Now, let’s provoke an outage on the first broker and run the command again:

ab-ha-002.png

The following happened:

  • AB-UK-01 is seen as inactive because the SOAR Automation Broker health check failed, the SOAR API knows that the broker is offline

  • TrackMe built the list of SOAR Assets related to this failing broker, then it automatically updated each Asset to use any of the remaining active Automation Broker (currently we only have AB-UK-02)

  • Messages were added to the result of the call to provide a clear context of what was performed

Logs can be found at:

index=_internal sourcetype=trackme:rest_api post_soar_automation_broker_manage
ab-ha-003.png

At the next run of the command:

ab-ha-004.png

All Assets are now associated with the Automation Broker AB-UK-02, AK-UK-01 keeps being offline, let’s fix that:

ab-ha-005.png

Both Automation Brokers are now active and functional, Assets that were updated to the use AB-UK-02 remain associated with it as long as the broker remains active.

Example 2: Monitor a couple of two active/active Automation Brokers

In more complex scenarios, you may have different zones that are addressed by specific Automation Brokers.

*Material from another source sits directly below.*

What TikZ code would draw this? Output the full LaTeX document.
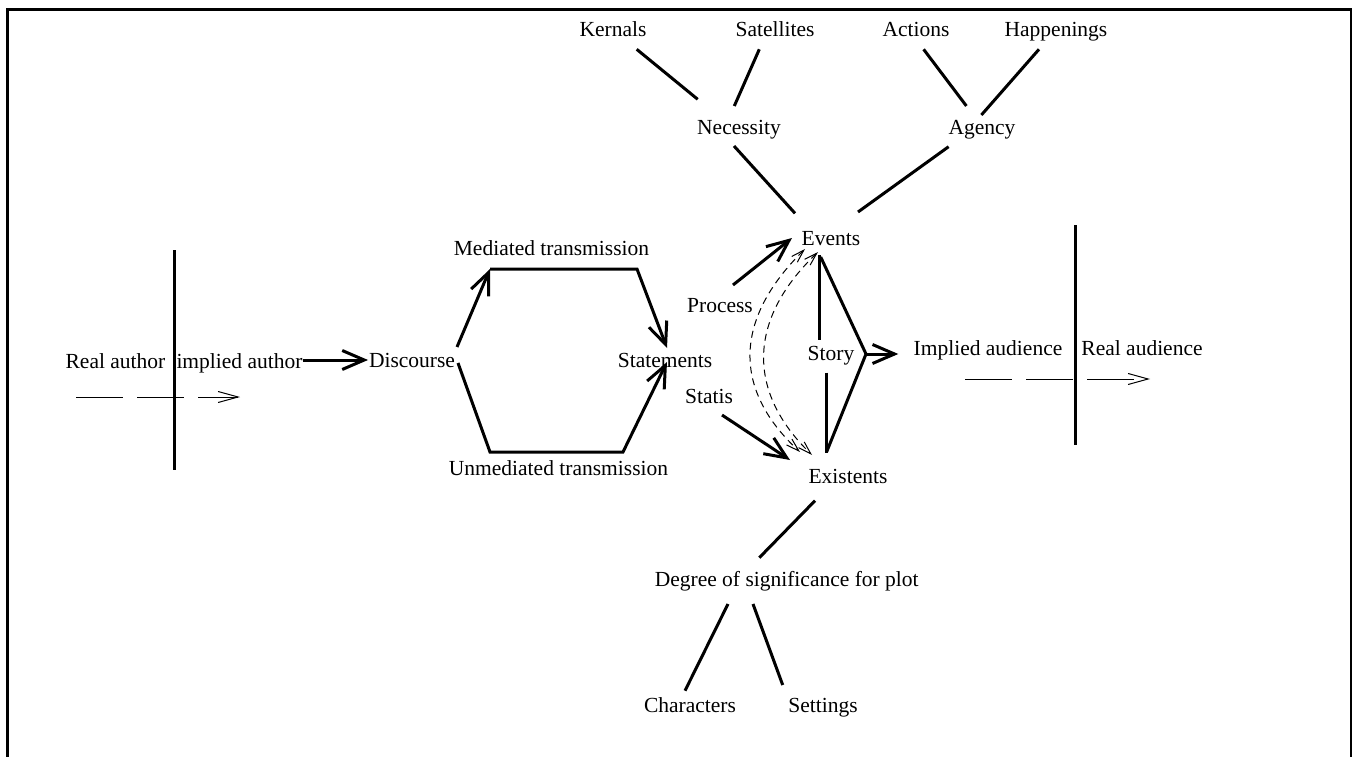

TrackMe’s integration allows to specify options to target a couple of active/active brokers:

  • automation_active1_broker_name: name of the first Automation Broker

  • automation_active2_broker_name: name of the second active Automation Broker

With these options, TrackMe will consider these two Automation Brokers only, and update Assets accordingly to the status of the brokers, if Active1 is inactive and Active2 is active, associated assets are updated to use Active2, and vice-versa.

Hint

More than two brokers

  • With more than two brokers, you will simply create a Flex Tracker per couple of active/active Automation Brokers

ab-ha-006.png

Active1 has an issue and is now inactive, Assets are updated to use active2:

ab-ha-007.png

At the next run, Assets are now associated with Active2 instead:

ab-ha-008.png

Both Automation Brokers are now active and functional, Assets that were updated to the target the second active Automation Broker remain associated with it as long as the broker remains active.